What counts as a CNE?
It could be anything, really, but make sure it’s something personal to them:
- A bottle of their favourite wine when they hit a milestone.
- A book that relates to a conversation you had.
- A toy for their dog because you remembered they had one.
- A personalised email that doesn’t sell them something.
- A handwritten note, or card.
- A framed picture.
- A personalised gift, such as a mug, a T-shirt, a jacket.
If you’re thinking “that sounds like a waste of time,” you’re missing the point. CNEs are deposits in the Emotional Bank Account (cheers Stephen Covey). Keep making enough deposits, and when something goes wrong – which it eventually will – you’ve got credit. Try to withdraw without ever depositing, and you’ll get ghosted quicker than a cold LinkedIn pitch.
But we’re B2B, Rob…
Businesses don’t buy from businesses. People buy from people. And people remember how you made them feel. You can automate your emails all you like – it won’t make anyone feel special. Using AI poorly can be even worse! And in a world of increasingly impersonal automated messages, the personal touch stands out even more.
Systems, not random acts
The magic of Paddi Lund wasn’t just his ideas – it was the systems he built to deliver them. He made being thoughtful a process, not a random brainwave after too much coffee. If you’re serious about this, don’t rely on memory. Track birthdays, pets, football teams, weird hobbies. Get it into your CRM and treat it like gold.

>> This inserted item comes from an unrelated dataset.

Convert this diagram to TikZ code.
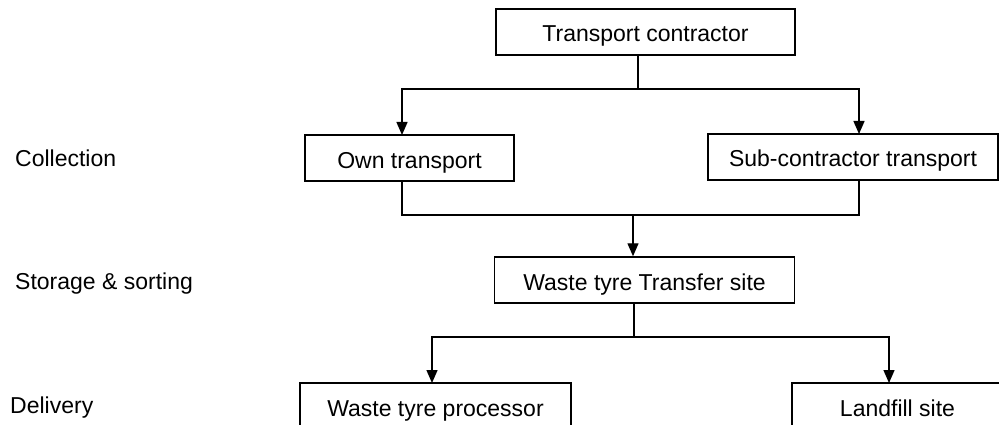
\documentclass[tikz,border=0pt]{standalone}
\usepackage{fontspec}
\setmainfont{Liberation Sans}
\usetikzlibrary{arrows.meta}
\begin{document}
\begin{tikzpicture}[x=1pt,y=-1pt,
  box/.style={draw, line width=1.5pt, inner sep=0pt, minimum height=46pt, text height=20pt, text depth=0pt, font=\fontsize{23}{27}\selectfont},
  lbl/.style={anchor=base west, inner sep=0pt, font=\fontsize{23}{27}\selectfont},
  conn/.style={line width=1.4pt},
  arr/.style={line width=1.4pt, -{Triangle[length=13pt,width=11pt]}}]
\useasboundingbox[fill=white] (0,0) rectangle (999,425);
% boxes
\node[box, minimum width=299pt] (tc) at (645.5,32) {Transport contractor};
\node[box, minimum width=209pt] (own) at (409.5,158) {Own transport};
\node[box, minimum width=290pt] (sub) at (853,157) {Sub-contractor transport};
\node[box, minimum width=300pt] (ts) at (644.5,280) {Waste tyre Transfer site};
\node[box, minimum width=271pt] (proc) at (435.5,406) {Waste tyre processor};
\node[box, minimum width=211pt] (land) at (897.5,406) {Landfill site};
% stage labels
\node[lbl] (lcol) at (15,166.5) {Collection};
\node[lbl] (lsto) at (15,289) {Storage \& sorting};
\node[lbl] (ldel) at (10,413) {Delivery};
% junction points
\coordinate (j1) at (638,89);
\coordinate (ownin) at (402,135);
\coordinate (subin) at (859,134);
\coordinate (j2) at (633,215);
\coordinate (ownout) at (402,181);
\coordinate (subout) at (859,180);
\coordinate (j3) at (634,337);
\coordinate (procin) at (432,383);
\coordinate (landin) at (889,383);
% connectors
\draw[conn] (tc.south -| j1) -- (j1);
\draw[arr] (j1) -| (ownin);
\draw[arr] (j1) -| (subin);
\draw[conn] (ownout) |- (j2) -| (subout);
\draw[arr] (j2) -- (ts.north -| j2);
\draw[conn] (ts.south -| j3) -- (j3);
\draw[arr] (j3) -| (procin);
\draw[arr] (j3) -| (landin);
\end{tikzpicture}
\end{document}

Better still, get your team involved. CNEs aren’t your job – they’re everyone’s job. Recognition and surprise work just as well internally. Your team should be your first raving fans.
Isn’t this manipulative?
It could be, so don’t use it that way. This isn’t about tricking people, it’s about showing that you care and making it easier and consistent by building systems around it and making it part of your culture.
Final word
Definitely make your business efficient. And also show you care and stand out from the crowd by showing you care.